### Stated goal
Word for word, extract the first line of the records below and each line after it, up to and including the line with "(274+14*\i,139) rectangle ++(13,4);". Pictures are left out.

(Plotting code records)
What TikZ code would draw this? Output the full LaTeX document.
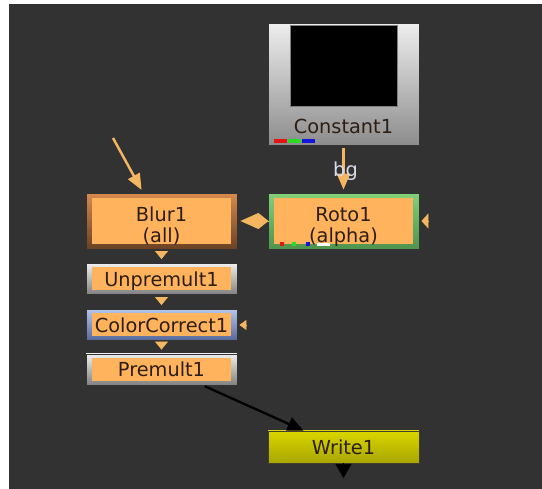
\documentclass[tikz,border=0pt]{standalone}
\usepackage{fontspec}
\setmainfont{DejaVu Sans}
\usepackage{xcolor}
\usepackage{tikz}
\usetikzlibrary{arrows.meta}
\definecolor{graphbg}{RGB}{50,50,50}
\definecolor{nukeorange}{RGB}{255,179,92}
\definecolor{pipeorange}{RGB}{245,182,98}
\definecolor{nuketext}{RGB}{45,30,20}
\definecolor{bgtext}{RGB}{215,218,232}
\definecolor{blurtop}{RGB}{214,138,78}
\definecolor{blurbot}{RGB}{105,65,35}
\definecolor{rototop}{RGB}{132,208,120}
\definecolor{rotobot}{RGB}{78,148,78}
\definecolor{greytop}{RGB}{238,238,238}
\definecolor{greybot}{RGB}{128,128,128}
\definecolor{cctop}{RGB}{178,196,236}
\definecolor{ccbot}{RGB}{84,104,154}
\definecolor{writetop}{RGB}{218,214,0}
\definecolor{writebot}{RGB}{168,166,0}
\definecolor{chanred}{RGB}{230,20,20}
\definecolor{changreen}{RGB}{40,220,40}
\definecolor{chanblue}{RGB}{20,20,220}

\begin{document}
\begin{tikzpicture}[x=0.02cm, y=-0.02cm,
  nukenode/.style={draw=black!80, line width=0.5pt, minimum width=3.02cm, minimum height=0.62cm,
    inner sep=0pt, font=\fontsize{11}{12.5}\selectfont, text=nuketext, align=center,
    text height=0.3cm, text depth=0cm},
  twoline/.style={minimum height=1.12cm, text height=0.94cm, text depth=0.06cm},
  panel/.style={path picture={\fill[nukeorange]
      ([shift={(0.12cm,-#1)}]path picture bounding box.north west) rectangle
      ([shift={(-0.12cm,#1)}]path picture bounding box.south east);}},
  pipe/.style={pipeorange, line width=1.4pt, -{Triangle[length=0.32cm,width=0.26cm]}},
  stacktip/.style={pipeorange, line width=0.4pt, -{Triangle[length=0.16cm,width=0.26cm]},
    shorten <=0.04cm, shorten >=0.08cm},
  masktip/.style={pipeorange, line width=0.4pt, -{Triangle[length=0.14cm,width=#1]}, shorten >=0.04cm}]
  \useasboundingbox (0,0) rectangle (542,489);
  \fill[white] (0,0) rectangle (542,489);
  \fill[graphbg] (9,4) rectangle (542,489);

  % source
  \node[nukenode, minimum height=2.44cm, text height=2.06cm, text depth=0.06cm,
    top color=greytop, bottom color=greybot!90] (constant) at (343.5,84) {Constant1};
  \draw[black!50, fill=black] (290,25) rectangle (397,106);
  \foreach \c [count=\i from 0] in {chanred, changreen, chanblue}
    \fill[\c] (274+14*\i,139) rectangle ++(13,4);

  % main stack
  \node[nukenode, twoline, panel=0.1cm, top color=rototop, bottom color=rotobot] (roto) at (343.5,221) {Roto1\\(alpha)};
  \foreach \c/\x in {chanred/280, changreen/292, chanblue/306}
    \fill[\c] (\x,242) rectangle ++(4,4);
  \fill[white] (317,243) rectangle (330,246);
  \node[nukenode, twoline, panel=0.1cm, top color=blurtop, bottom color=blurbot] (blur) at (161.5,221) {Blur1\\(all)};
  \node[nukenode, panel=0.08cm, top color=greytop, bottom color=greybot] (unpremult) at (161.5,279) {Unpremult1};
  \node[nukenode, panel=0.08cm, top color=cctop, bottom color=ccbot] (colorcorrect) at (161.5,325) {ColorCorrect1};
  \node[nukenode, panel=0.08cm, top color=greytop, bottom color=greybot] (premult) at (161.5,369.5) {Premult1};
  \node[nukenode, draw=black!70!olive, minimum height=0.64cm, top color=writetop, bottom color=writebot] (write) at (343.5,447) {Write1};

  % connections
  \draw[pipe, shorten <=0.06cm, shorten >=0.06cm] (constant) -- node[pos=0.55, text=bgtext, font=\fontsize{11}{12.5}\selectfont, xshift=0.04cm] {bg} (roto);
  \coordinate (blurin) at (113,138);
  \draw[pipe, shorten >=0.06cm] (blurin) -- ([xshift=-0.37cm]blur.north);
  \draw[pipeorange, line width=0.4pt, -{Kite[length=0.56cm,width=0.32cm,inset=0.2cm]}, shorten >=0.06cm] (roto) -- (blur);
  \foreach \a/\b in {blur/unpremult, unpremult/colorcorrect, colorcorrect/premult}
    \draw[stacktip] (\a) -- (\b);
  \coordinate (rotomask) at (429,221);
  \draw[masktip=0.3cm] (rotomask) -- (roto);
  \coordinate (ccmask) at (245.5,325);
  \draw[masktip=0.2cm] (ccmask) -- (colorcorrect);
  \draw[black, line width=1.3pt, -{Triangle[length=0.32cm,width=0.28cm]}, shorten <=0.04cm]
    ([xshift=0.83cm]premult.south) -- ([xshift=-0.8cm]write.north);
  \coordinate (writeout) at (343.5,478);
  \draw[black, line width=0.4pt, -{Triangle[length=0.28cm,width=0.32cm]}] (write) -- (writeout);
\end{tikzpicture}
\end{document}
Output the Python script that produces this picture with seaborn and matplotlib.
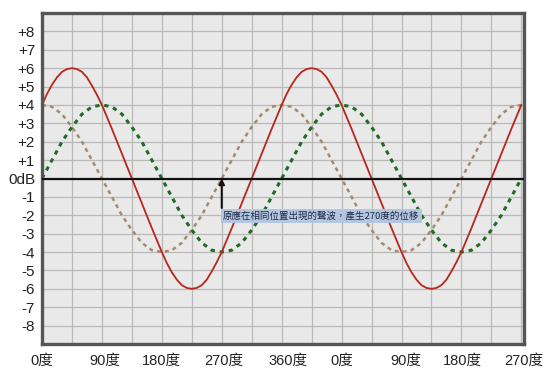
import numpy as np
import pandas as pd
import matplotlib
matplotlib.use("Agg")
import matplotlib.pyplot as plt
import seaborn as sns

# ---- data ----
degrees = list(range(0, 721, 15))
green_wave = [0, 1.0, 2.0, 2.8, 3.5, 3.9, 4.0, 3.9, 3.5, 2.8, 2.0, 1.0,
              0, -1.0, -2.0, -2.8, -3.5, -3.9, -4.0, -3.9, -3.5, -2.8, -2.0, -1.0,
              0, 1.0, 2.0, 2.8, 3.5, 3.9, 4.0, 3.9, 3.5, 2.8, 2.0, 1.0,
              0, -1.0, -2.0, -2.8, -3.5, -3.9, -4.0, -3.9, -3.5, -2.8, -2.0, -1.0, 0]
brown_wave = [4.0, 3.9, 3.5, 2.8, 2.0, 1.0, 0, -1.0, -2.0, -2.8, -3.5, -3.9,
              -4.0, -3.9, -3.5, -2.8, -2.0, -1.0, 0, 1.0, 2.0, 2.8, 3.5, 3.9,
              4.0, 3.9, 3.5, 2.8, 2.0, 1.0, 0, -1.0, -2.0, -2.8, -3.5, -3.9,
              -4.0, -3.9, -3.5, -2.8, -2.0, -1.0, 0, 1.0, 2.0, 2.8, 3.5, 3.9, 4.0]

red_degrees = [0, 7.5, 15, 22.5, 30, 37.5, 45, 52.5, 60, 67.5, 75, 82.5, 90,
               105, 120, 135, 150, 165,
               180, 187.5, 195, 202.5, 210, 217.5, 225, 232.5, 240, 247.5, 255, 262.5, 270,
               285, 300, 315, 330, 345,
               360, 367.5, 375, 382.5, 390, 397.5, 405, 412.5, 420, 427.5, 435, 442.5, 450,
               465, 480, 495, 510, 525,
               540, 547.5, 555, 562.5, 570, 577.5, 585, 592.5, 600, 607.5, 615, 622.5, 630,
               645, 660, 675, 690, 705, 720]
red_wave = [4.0, 4.6, 5.1, 5.5, 5.8, 5.95, 6.0, 5.95, 5.8, 5.5, 5.05, 4.55, 4.0,
            2.7, 1.35, 0, -1.35, -2.7,
            -4.0, -4.6, -5.1, -5.5, -5.8, -5.95, -6.0, -5.95, -5.8, -5.5, -5.05, -4.55, -4.0,
            -2.7, -1.35, 0, 1.35, 2.7,
            4.0, 4.6, 5.1, 5.5, 5.8, 5.95, 6.0, 5.95, 5.8, 5.5, 5.05, 4.55, 4.0,
            2.7, 1.35, 0, -1.35, -2.7,
            -4.0, -4.6, -5.1, -5.5, -5.8, -5.95, -6.0, -5.95, -5.8, -5.5, -5.05, -4.55, -4.0,
            -2.7, -1.35, 0, 1.35, 2.7, 4.0]

y_ticks = [8, 7, 6, 5, 4, 3, 2, 1, 0, -1, -2, -3, -4, -5, -6, -7, -8]
y_labels = ["+8", "+7", "+6", "+5", "+4", "+3", "+2", "+1", "0dB",
            "-1", "-2", "-3", "-4", "-5", "-6", "-7", "-8"]
x_tick_pos = [0, 94, 179, 273, 369, 451, 547, 632, 724]
x_tick_labels = ["0度", "90度", "180度", "270度", "360度", "0度", "90度", "180度", "270度"]
note_text = "原應在相同位置出現的聲波，產生270度的位移"
note_deg = 270

df = pd.DataFrame({"deg": degrees, "green": green_wave, "brown": brown_wave})
df_red = pd.DataFrame({"deg": red_degrees, "red": red_wave})

sns.set_theme(style="white")
plt.rcParams["font.family"] = ["Liberation Sans", "Noto Sans CJK TC", "DejaVu Sans"]

fig = plt.figure(figsize=(5.57, 3.77), dpi=100)
ax = fig.add_axes([42 / 557, 1 - 344 / 377, 482 / 557, 331 / 377])
ax.set_facecolor("#e9e9e9")

sns.lineplot(data=df, x="deg", y="brown", ax=ax, color="#a58a6e",
             linewidth=1.8, linestyle=(0, (1.6, 1.6)))
sns.lineplot(data=df, x="deg", y="green", ax=ax, color="#1f6b24",
             linewidth=2.2, linestyle=(0, (1.4, 1.6)))
sns.lineplot(data=df_red, x="deg", y="red", ax=ax, color="#b8261c",
             linewidth=1.3)

ax.set_xlim(0, 720)
ax.set_ylim(-9, 9)

ax.set_yticks(y_ticks)
ax.set_yticklabels(y_labels, fontsize=11, color="#222222")
ax.set_xticks(x_tick_pos)
ax.set_xticklabels(x_tick_labels, fontsize=10.5, color="#222222")

# grid lines: every 45 degrees and every 1 dB (minor grid)
ax.xaxis.remove_overlapping_locs = False
ax.yaxis.remove_overlapping_locs = False
ax.set_xticks(np.arange(0, 721, 45), minor=True)
ax.set_yticks(np.arange(-9, 10, 1), minor=True)
ax.grid(False, which="major")
ax.grid(True, which="minor", color="#b9b9b9", linewidth=0.9)
ax.set_axisbelow(True)

ax.axhline(0, color="#111111", linewidth=1.6, zorder=4)

ax.tick_params(axis="both", which="both", length=0)
ax.tick_params(axis="y", pad=5)
ax.tick_params(axis="x", pad=7)
ax.set_xlabel("")
ax.set_ylabel("")

for s in ax.spines.values():
    s.set_visible(True)
    s.set_color("#555555")
    s.set_linewidth(2.4)

ax.annotate("", xy=(note_deg, 0), xytext=(note_deg, -1.6),
            arrowprops=dict(arrowstyle="-|>", color="#111111", lw=1.5,
                            mutation_scale=8, shrinkA=0, shrinkB=0), zorder=6)
ax.text(note_deg + 2, -2.03, note_text, fontsize=6.8, color="#1c2a48",
        ha="left", va="center", zorder=6,
        family=["Noto Sans CJK TC", "DejaVu Sans"],
        bbox=dict(boxstyle="square,pad=0.25", facecolor="#b3c5e0",
                  edgecolor="none", alpha=0.95))

fig.savefig("out.png", dpi=100)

### Full output
What TikZ code would draw this? Output the full LaTeX document.
\documentclass[tikz,border=0pt]{standalone}
\usepackage{fontspec}
\setmainfont{DejaVu Sans}
\usepackage{xcolor}
\usepackage{tikz}
\usetikzlibrary{arrows.meta}
\definecolor{graphbg}{RGB}{50,50,50}
\definecolor{nukeorange}{RGB}{255,179,92}
\definecolor{pipeorange}{RGB}{245,182,98}
\definecolor{nuketext}{RGB}{45,30,20}
\definecolor{bgtext}{RGB}{215,218,232}
\definecolor{blurtop}{RGB}{214,138,78}
\definecolor{blurbot}{RGB}{105,65,35}
\definecolor{rototop}{RGB}{132,208,120}
\definecolor{rotobot}{RGB}{78,148,78}
\definecolor{greytop}{RGB}{238,238,238}
\definecolor{greybot}{RGB}{128,128,128}
\definecolor{cctop}{RGB}{178,196,236}
\definecolor{ccbot}{RGB}{84,104,154}
\definecolor{writetop}{RGB}{218,214,0}
\definecolor{writebot}{RGB}{168,166,0}
\definecolor{chanred}{RGB}{230,20,20}
\definecolor{changreen}{RGB}{40,220,40}
\definecolor{chanblue}{RGB}{20,20,220}

\begin{document}
\begin{tikzpicture}[x=0.02cm, y=-0.02cm,
  nukenode/.style={draw=black!80, line width=0.5pt, minimum width=3.02cm, minimum height=0.62cm,
    inner sep=0pt, font=\fontsize{11}{12.5}\selectfont, text=nuketext, align=center,
    text height=0.3cm, text depth=0cm},
  twoline/.style={minimum height=1.12cm, text height=0.94cm, text depth=0.06cm},
  panel/.style={path picture={\fill[nukeorange]
      ([shift={(0.12cm,-#1)}]path picture bounding box.north west) rectangle
      ([shift={(-0.12cm,#1)}]path picture bounding box.south east);}},
  pipe/.style={pipeorange, line width=1.4pt, -{Triangle[length=0.32cm,width=0.26cm]}},
  stacktip/.style={pipeorange, line width=0.4pt, -{Triangle[length=0.16cm,width=0.26cm]},
    shorten <=0.04cm, shorten >=0.08cm},
  masktip/.style={pipeorange, line width=0.4pt, -{Triangle[length=0.14cm,width=#1]}, shorten >=0.04cm}]
  \useasboundingbox (0,0) rectangle (542,489);
  \fill[white] (0,0) rectangle (542,489);
  \fill[graphbg] (9,4) rectangle (542,489);

  % source
  \node[nukenode, minimum height=2.44cm, text height=2.06cm, text depth=0.06cm,
    top color=greytop, bottom color=greybot!90] (constant) at (343.5,84) {Constant1};
  \draw[black!50, fill=black] (290,25) rectangle (397,106);
  \foreach \c [count=\i from 0] in {chanred, changreen, chanblue}
    \fill[\c] (274+14*\i,139) rectangle ++(13,4);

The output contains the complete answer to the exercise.